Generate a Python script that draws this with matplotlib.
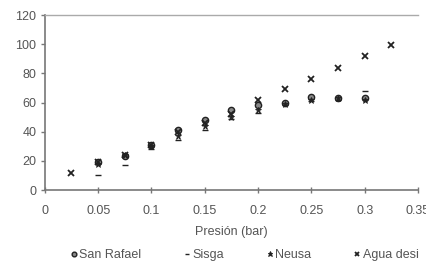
import matplotlib
matplotlib.use("Agg")
import matplotlib.pyplot as plt

presion = [0.025, 0.05, 0.075, 0.1, 0.125, 0.15, 0.175, 0.2, 0.225, 0.25, 0.275, 0.3, 0.325]
x_sr = [0.05, 0.075, 0.1, 0.125, 0.15, 0.175, 0.2, 0.225, 0.25, 0.275, 0.3]
san_rafael = [19, 23, 31, 41, 48, 55, 58, 60, 64, 63, 63]
sisga = [10, 17, 28, 34, 41, 49, 53, 58, 61, 62, 68]
neusa = [18, 24, 30, 37, 44, 50, 55, 59, 62, 63, 62]
agua = [12, 19, 24, 31, 40, 46, 52, 62, 69, 76, 84, 92, 99.5]

xticks = [0, 0.05, 0.1, 0.15, 0.2, 0.25, 0.3, 0.35]
xticklabels = ["0", "0.05", "0.1", "0.15", "0.2", "0.25", "0.3", "0.35"]
yticks = [0, 20, 40, 60, 80, 100, 120]

plt.rcParams['font.family'] = ['Liberation Sans', 'DejaVu Sans']
fig = plt.figure(figsize=(4.27, 2.73), dpi=100)
ax = fig.add_axes([0.105, 0.304, 0.874, 0.641])

c = '#222222'
ax.plot(x_sr, san_rafael, linestyle='none', marker='o', ms=4.5, mfc='#888888', mec=c, mew=1.0, label='San Rafael')
ax.plot(x_sr, sisga, linestyle='none', marker='_', ms=4, mec=c, mew=1.0, label='Sisga')
ax.plot(x_sr, neusa, linestyle='none', marker='*', ms=5, mfc=c, mec=c, mew=0.6, label='Neusa')
ax.plot(presion, agua, linestyle='none', marker='x', ms=4.5, mec=c, mew=1.3, label='Agua desi')

ax.set_xlim(0, 0.35)
ax.set_ylim(0, 120)
ax.set_xticks(xticks)
ax.set_xticklabels(xticklabels)
ax.set_yticks(yticks)

ax.spines['right'].set_visible(False)
for s in ['left', 'bottom']:
    ax.spines[s].set_color('#777777')
    ax.spines[s].set_linewidth(1.2)
ax.spines['top'].set_color('#aaaaaa')
ax.spines['top'].set_linewidth(1.0)

ax.tick_params(axis='x', direction='inout', length=5, width=1, color='#777777', labelsize=9, labelcolor='#555555', pad=8)
ax.tick_params(axis='y', direction='out', length=3, width=1, color='#777777', labelsize=9, labelcolor='#555555', pad=3)
ax.set_xlabel('Presión (bar)', fontsize=9, color='#555555', labelpad=7)

leg = fig.legend(loc='center left', bbox_to_anchor=(0.165, 0.065), ncol=4, frameon=False,
                 fontsize=9, handlelength=0.5, handletextpad=0.2, columnspacing=3.4,
                 markerscale=0.75, borderaxespad=0, borderpad=0)
for t in leg.get_texts():
    t.set_color('#555555')

fig.savefig('out.png', dpi=100)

What to do: Collect the lines that hold "matplotlib".

Exercise output:
Generate a Python script that draws this with matplotlib.
import matplotlib
matplotlib.use("Agg")
import matplotlib.pyplot as plt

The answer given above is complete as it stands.